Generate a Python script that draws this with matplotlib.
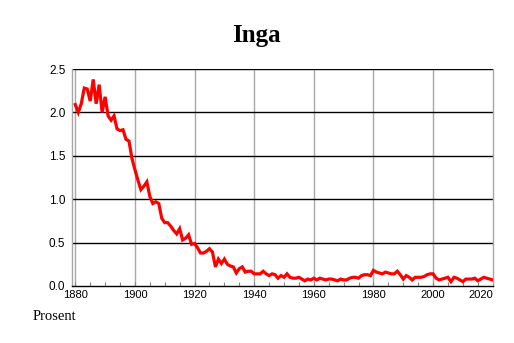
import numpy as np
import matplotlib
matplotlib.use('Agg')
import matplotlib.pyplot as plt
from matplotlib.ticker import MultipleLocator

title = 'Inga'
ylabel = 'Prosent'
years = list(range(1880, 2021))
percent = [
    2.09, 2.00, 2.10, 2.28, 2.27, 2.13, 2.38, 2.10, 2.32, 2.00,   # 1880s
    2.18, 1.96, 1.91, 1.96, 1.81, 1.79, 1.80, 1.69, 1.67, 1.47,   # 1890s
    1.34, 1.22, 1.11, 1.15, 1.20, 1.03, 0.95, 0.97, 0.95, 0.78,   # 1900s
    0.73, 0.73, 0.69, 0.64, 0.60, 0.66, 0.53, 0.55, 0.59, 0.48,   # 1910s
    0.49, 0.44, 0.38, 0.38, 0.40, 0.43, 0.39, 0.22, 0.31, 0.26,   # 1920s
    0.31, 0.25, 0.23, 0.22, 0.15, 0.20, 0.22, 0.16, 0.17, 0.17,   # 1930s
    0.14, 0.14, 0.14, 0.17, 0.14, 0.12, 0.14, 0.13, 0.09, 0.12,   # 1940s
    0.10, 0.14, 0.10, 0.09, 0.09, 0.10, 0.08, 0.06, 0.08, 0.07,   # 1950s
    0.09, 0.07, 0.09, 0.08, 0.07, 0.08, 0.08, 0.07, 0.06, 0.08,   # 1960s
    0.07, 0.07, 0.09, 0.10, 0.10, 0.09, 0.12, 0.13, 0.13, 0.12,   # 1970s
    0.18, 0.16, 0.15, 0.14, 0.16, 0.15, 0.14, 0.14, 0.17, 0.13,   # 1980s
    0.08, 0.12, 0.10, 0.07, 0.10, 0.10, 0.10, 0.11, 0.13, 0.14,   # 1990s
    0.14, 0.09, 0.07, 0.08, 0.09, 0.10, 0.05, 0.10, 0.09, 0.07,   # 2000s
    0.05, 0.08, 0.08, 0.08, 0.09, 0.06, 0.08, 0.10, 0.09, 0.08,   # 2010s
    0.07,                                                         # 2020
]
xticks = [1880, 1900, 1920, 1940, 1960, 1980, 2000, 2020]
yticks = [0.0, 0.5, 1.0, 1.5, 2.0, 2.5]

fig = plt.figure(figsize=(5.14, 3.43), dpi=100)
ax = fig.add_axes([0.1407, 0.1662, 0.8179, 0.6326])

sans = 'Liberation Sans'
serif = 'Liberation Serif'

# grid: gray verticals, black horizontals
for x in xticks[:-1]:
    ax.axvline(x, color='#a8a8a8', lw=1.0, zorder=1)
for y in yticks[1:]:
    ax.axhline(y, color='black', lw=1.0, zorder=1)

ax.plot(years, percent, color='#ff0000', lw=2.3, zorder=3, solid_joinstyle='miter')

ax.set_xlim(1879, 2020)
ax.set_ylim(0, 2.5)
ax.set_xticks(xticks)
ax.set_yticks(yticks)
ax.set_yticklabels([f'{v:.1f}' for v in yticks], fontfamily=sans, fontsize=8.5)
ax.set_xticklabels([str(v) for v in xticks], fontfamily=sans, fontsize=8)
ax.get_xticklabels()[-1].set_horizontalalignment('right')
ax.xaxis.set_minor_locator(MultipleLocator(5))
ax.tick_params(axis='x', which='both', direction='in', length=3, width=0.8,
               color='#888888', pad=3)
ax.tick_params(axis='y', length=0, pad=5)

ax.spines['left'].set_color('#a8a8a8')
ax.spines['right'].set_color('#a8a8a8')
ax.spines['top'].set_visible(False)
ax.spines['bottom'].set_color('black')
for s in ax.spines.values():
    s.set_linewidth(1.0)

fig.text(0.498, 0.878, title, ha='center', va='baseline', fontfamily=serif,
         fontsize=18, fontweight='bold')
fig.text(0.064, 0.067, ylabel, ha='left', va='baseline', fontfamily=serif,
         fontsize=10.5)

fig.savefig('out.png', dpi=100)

[EXERCISE TASK]:
Write out an exact copy of the listing, first line through the line containing "from matplotlib.ticker import MultipleLocator", with the pictures left out.

[WRITTEN ANSWER]:
Generate a Python script that draws this with matplotlib.
import numpy as np
import matplotlib
matplotlib.use('Agg')
import matplotlib.pyplot as plt
from matplotlib.ticker import MultipleLocator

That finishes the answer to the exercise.